Tuesday 28 February 2012

Breaking the radio silence

“You think that just because it’s already happened, the past is finished and unchangeable? Oh no, the past is cloaked in multicolored taffeta and every time we look at it we see a different hue.” - Milan Kundera

Master's
I think it's time we part. My long radio silence has had one root: lack of progress on the master's. As I suspected when I started blogging, it is difficult to keep saying: I've made no progress. The time of silence has also taught me something important - it sometimes helps to just stop and rest. Your brain will start offering you small gifts of remembrance. As far as my master's was concerned, I'd forgotten a small, niggly detail. It came back when I started to relax and started getting well again (will blog more about that later). I remembered the day I stopped working on my master's. It was about three years ago.

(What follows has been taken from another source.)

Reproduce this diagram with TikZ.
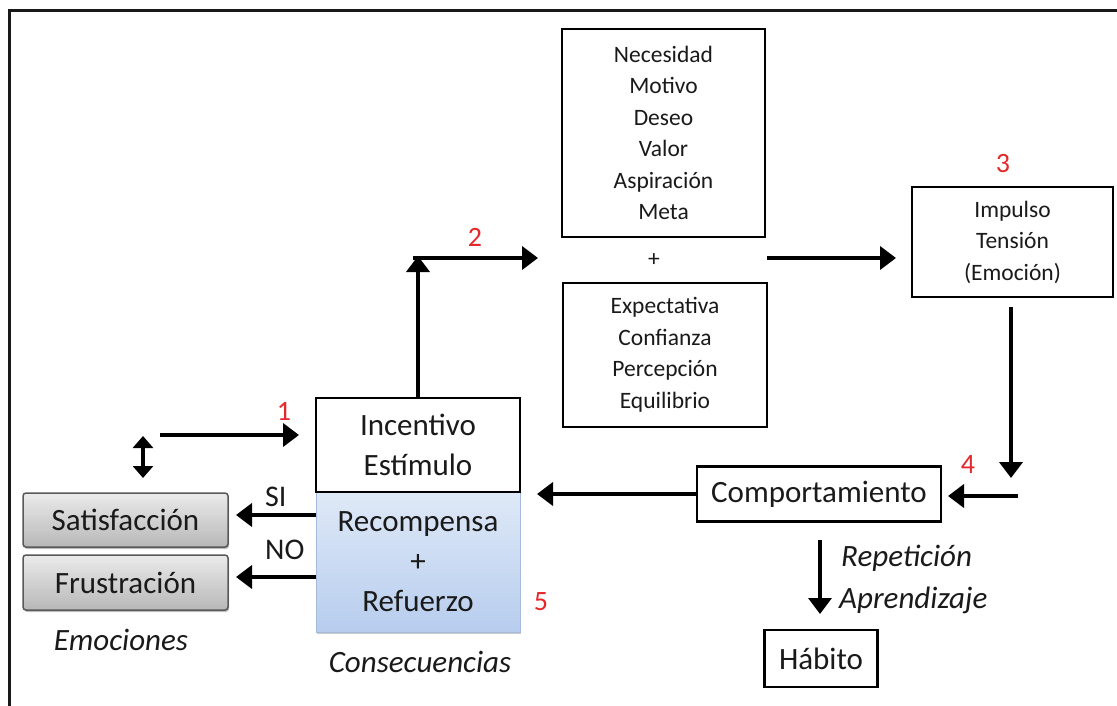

I remember enjoying my topic. I was sitting in front of my old PC in my room that overlooked the garden. My phone rang. The call came from my father's phone. At the time, I thought he was trying to call me. He had a habit of upsetting me to the point where I'd get in bed and wait for the waves of nausea to subside so I could get on with my life. The life I'd refused to let them ruin. (Like everyone else, I have my sad story.) I didn't know at the time that he would never call me again. I ignored a few calls that morning, including one from my eldest half-brother. I assumed that there was some kind of family fight, after all, that's the only time when more than one of the Steyns would call me. I only heard that my father had died after my mother answered the house phone. She told me he died while I was trying to write about comedy. I just couldn't bring myself to write again.

Perhaps, one day, I'll find a new topic. For now, I'm living my life.

PS. Got my licence, still losing weight and getting fit.
 

1 comment:

  1. Greatly admire and respect your honesty!
    Hope that one day I will be able to do the same.
    You are 100% correct it is VERY hard you keep on saying…”I have not made progress”.
    I am staring down that same barrel at the moment.

    Your latest post has given me hope and motivation.